Recording and releasing this music marks a return to my essential self. Playing the blues has given me access to my own "true north" (as my sister and business partner, Sarah, likes to call it). It's allowed me to identify and summon my most authentic state of being -- and not just when I'm actually recording or performing Junior Wells songs. My blues self has become a grounding force in my business life.

The world moves fast. Business moves fast. Digital media moves extremely fast. It is far too easy to allow ourselves to be constantly blown from one trend to the next. We wake up with the smartphone in our hand, spend the day in perpetual anticipation of the next step, and do our best to prove we can out-multitask our peers despite scientific evidence to the contrary.

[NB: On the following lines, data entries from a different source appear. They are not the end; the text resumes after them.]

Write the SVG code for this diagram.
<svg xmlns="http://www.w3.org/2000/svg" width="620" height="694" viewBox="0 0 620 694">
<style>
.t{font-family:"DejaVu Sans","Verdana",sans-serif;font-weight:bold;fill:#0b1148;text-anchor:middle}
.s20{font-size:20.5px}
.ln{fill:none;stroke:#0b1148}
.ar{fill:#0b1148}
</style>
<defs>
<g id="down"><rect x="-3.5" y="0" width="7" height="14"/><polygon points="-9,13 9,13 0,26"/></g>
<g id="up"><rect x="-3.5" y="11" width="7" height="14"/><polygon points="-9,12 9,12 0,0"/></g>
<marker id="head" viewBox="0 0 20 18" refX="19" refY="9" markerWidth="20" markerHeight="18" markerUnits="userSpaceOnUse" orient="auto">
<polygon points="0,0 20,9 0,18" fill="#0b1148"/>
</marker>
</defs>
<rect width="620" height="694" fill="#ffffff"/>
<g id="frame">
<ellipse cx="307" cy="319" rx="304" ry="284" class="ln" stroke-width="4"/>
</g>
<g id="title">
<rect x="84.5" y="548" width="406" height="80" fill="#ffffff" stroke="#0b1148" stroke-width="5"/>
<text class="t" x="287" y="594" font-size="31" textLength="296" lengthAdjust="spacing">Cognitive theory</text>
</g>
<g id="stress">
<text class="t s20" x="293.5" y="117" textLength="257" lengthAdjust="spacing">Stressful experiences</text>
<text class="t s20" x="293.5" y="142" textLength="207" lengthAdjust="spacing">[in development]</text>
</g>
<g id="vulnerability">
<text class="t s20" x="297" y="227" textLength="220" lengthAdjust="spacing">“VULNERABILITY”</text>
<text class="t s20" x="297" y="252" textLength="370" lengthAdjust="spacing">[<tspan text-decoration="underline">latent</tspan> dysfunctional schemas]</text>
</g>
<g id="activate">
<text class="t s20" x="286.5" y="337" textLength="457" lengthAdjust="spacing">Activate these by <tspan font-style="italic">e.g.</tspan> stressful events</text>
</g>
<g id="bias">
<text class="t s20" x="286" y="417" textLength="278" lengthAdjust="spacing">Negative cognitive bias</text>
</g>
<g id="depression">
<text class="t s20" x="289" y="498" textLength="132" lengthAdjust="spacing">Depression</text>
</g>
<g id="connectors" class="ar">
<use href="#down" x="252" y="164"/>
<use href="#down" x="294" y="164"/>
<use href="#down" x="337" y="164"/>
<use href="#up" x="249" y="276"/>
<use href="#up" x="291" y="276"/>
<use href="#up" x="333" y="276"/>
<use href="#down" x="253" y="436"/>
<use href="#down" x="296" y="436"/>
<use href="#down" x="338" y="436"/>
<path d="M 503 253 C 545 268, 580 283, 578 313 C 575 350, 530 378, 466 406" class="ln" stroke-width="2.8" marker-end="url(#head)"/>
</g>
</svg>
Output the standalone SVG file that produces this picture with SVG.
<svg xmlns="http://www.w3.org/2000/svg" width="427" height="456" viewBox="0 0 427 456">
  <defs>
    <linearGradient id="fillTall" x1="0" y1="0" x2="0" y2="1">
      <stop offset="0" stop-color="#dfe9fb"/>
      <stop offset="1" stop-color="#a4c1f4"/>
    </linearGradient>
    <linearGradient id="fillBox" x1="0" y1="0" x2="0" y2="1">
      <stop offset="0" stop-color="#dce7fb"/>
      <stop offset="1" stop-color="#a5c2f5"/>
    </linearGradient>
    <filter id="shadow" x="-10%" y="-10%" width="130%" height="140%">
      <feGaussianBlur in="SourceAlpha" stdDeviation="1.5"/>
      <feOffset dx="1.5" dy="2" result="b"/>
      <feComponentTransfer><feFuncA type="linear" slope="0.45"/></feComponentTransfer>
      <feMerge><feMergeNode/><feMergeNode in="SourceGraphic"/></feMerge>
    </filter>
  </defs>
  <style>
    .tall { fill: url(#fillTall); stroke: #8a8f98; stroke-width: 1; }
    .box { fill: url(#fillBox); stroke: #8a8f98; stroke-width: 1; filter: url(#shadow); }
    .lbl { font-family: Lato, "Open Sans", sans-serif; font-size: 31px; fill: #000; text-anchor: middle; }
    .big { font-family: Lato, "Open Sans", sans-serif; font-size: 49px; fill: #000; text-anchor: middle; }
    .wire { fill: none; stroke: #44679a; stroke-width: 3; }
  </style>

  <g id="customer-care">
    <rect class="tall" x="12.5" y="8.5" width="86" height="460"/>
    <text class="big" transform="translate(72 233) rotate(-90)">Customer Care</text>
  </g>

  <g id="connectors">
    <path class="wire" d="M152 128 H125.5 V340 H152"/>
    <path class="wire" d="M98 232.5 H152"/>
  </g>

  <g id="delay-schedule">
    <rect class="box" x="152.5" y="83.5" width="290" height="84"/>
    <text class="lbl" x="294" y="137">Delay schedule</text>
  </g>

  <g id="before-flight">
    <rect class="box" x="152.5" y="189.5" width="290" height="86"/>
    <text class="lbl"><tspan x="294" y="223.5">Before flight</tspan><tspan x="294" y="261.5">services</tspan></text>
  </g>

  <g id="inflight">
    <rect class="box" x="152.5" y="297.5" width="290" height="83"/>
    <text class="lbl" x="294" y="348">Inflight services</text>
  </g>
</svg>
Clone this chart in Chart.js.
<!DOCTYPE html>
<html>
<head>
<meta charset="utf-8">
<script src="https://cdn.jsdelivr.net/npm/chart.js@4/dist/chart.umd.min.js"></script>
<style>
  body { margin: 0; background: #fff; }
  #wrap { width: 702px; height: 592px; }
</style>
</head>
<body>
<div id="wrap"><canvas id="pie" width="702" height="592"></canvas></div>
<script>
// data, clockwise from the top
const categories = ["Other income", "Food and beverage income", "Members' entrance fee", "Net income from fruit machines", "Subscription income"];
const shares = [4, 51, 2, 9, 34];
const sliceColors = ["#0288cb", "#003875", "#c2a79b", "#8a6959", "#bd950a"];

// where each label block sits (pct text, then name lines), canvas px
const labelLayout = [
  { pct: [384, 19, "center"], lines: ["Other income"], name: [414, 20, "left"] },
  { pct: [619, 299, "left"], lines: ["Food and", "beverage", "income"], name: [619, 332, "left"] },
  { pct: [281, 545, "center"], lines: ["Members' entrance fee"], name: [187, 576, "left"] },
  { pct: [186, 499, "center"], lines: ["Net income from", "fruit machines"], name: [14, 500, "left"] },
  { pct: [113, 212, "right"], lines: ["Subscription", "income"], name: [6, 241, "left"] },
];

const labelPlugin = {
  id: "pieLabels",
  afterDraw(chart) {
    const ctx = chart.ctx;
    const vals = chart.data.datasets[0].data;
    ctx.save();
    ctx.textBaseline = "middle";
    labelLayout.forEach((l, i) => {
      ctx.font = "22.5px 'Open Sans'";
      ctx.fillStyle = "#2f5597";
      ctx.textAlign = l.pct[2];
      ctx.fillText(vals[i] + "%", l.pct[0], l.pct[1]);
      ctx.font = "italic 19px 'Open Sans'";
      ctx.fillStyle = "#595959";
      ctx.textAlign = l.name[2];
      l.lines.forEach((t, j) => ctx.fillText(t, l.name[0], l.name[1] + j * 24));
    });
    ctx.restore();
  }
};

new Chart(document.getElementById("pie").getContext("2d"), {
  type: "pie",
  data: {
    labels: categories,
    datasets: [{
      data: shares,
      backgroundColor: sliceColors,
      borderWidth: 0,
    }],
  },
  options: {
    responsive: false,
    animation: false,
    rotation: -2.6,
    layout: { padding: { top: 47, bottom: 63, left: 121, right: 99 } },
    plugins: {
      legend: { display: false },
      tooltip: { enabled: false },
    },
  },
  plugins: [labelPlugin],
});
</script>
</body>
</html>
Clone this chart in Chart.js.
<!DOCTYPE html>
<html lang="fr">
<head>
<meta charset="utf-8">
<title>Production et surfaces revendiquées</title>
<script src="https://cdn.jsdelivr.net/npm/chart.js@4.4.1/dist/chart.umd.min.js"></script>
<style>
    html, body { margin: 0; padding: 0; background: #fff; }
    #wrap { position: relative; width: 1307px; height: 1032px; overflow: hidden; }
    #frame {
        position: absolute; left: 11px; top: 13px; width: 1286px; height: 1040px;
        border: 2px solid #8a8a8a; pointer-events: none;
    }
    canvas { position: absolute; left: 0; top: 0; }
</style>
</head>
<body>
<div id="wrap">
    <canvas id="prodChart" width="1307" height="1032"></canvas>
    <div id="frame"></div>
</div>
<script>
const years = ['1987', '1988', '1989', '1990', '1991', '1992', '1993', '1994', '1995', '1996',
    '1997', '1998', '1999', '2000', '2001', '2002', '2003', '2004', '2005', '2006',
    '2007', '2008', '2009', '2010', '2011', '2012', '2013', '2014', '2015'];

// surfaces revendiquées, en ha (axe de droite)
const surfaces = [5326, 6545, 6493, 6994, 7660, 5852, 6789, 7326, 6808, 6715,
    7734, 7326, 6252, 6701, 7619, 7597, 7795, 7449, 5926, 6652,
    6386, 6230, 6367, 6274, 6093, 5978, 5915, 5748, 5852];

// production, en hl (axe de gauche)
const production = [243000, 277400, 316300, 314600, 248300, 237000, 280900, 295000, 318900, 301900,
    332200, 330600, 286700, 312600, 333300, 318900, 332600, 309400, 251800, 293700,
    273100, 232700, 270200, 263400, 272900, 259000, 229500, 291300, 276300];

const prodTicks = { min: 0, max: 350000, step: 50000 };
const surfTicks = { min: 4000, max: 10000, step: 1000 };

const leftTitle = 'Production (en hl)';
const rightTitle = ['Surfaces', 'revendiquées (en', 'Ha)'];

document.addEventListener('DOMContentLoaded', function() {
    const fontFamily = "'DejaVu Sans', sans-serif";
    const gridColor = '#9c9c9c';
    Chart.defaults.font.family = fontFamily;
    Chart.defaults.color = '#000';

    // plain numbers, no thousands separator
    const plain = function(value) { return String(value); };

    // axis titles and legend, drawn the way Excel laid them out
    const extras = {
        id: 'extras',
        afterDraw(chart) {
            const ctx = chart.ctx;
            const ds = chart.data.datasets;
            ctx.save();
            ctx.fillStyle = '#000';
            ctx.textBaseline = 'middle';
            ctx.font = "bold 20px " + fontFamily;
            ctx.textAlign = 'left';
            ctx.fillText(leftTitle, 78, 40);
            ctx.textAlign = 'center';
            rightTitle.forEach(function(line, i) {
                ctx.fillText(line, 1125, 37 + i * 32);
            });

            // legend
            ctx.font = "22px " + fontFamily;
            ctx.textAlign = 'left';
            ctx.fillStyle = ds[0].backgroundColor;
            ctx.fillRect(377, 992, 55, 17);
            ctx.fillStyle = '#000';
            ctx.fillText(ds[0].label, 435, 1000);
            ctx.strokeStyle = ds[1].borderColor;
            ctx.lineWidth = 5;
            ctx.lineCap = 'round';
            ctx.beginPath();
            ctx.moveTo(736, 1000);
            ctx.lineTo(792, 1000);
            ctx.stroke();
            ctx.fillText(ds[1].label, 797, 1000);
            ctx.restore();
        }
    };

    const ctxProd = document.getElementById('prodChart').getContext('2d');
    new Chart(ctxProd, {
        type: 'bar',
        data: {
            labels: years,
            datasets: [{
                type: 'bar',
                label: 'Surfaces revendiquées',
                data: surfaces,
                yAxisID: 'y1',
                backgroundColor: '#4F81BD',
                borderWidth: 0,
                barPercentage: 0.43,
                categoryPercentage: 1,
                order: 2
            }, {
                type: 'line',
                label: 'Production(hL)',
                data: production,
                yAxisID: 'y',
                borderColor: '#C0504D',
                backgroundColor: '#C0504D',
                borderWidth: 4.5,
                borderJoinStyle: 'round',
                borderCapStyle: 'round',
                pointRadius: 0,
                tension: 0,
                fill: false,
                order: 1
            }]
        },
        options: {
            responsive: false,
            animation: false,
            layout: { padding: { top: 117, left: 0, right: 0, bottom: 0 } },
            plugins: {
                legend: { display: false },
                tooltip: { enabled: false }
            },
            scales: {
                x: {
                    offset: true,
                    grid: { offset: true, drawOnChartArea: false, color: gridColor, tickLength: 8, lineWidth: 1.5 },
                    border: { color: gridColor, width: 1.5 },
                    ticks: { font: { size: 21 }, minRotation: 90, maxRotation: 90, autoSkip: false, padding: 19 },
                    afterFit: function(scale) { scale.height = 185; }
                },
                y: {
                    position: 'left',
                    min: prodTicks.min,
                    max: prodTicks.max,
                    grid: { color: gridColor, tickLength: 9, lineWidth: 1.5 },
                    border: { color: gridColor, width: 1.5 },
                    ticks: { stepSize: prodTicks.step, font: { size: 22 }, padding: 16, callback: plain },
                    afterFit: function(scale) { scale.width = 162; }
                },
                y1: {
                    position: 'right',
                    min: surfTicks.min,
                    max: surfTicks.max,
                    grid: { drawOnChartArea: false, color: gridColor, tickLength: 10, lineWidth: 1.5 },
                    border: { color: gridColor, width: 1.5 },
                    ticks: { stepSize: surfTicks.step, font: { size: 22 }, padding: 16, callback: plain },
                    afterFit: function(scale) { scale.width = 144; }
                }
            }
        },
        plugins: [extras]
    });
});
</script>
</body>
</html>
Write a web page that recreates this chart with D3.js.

In the process, we carve out very little space for ourselves. We see ourselves in relation to the work (and numbers) we deliver. Work is important. Business is rightfully (if only partly) about numbers. But we are more than the work we perform. In fact, I'd say that our work is a mere representation of who we are underneath.

The blues is deceptively simple. Verse and chorus. Sometimes not even a chorus. Four bars that repeat, no Auto-Tune, electricity optional. It is the most direct, bare-bones of content. There is no interference between the head and heart. Something either feels like the blues, or it doesn't. You know it by the way it makes your heart swell and your ass shake. It is all about intuition.

And that intuition is the killer app -- not just business intuition, but intuition about ourselves. We all have our blues. We all have that most personal of vehicles that puts us in touch with our best, most vulnerable, ecstatic selves. And if we're willing to remain in that space, we can navigate through any world -- business, family, philanthropic -- on our own terms. We can guide our days instead of being blown around by them.

I'm always playing the blues: in the boardroom, the pitch meeting, the staff retreat. My mentor and old boss, Quincy Jones, told me (and many others) that the secret is leaving space for God to walk in the room. The blues gives me space. How do you create your space?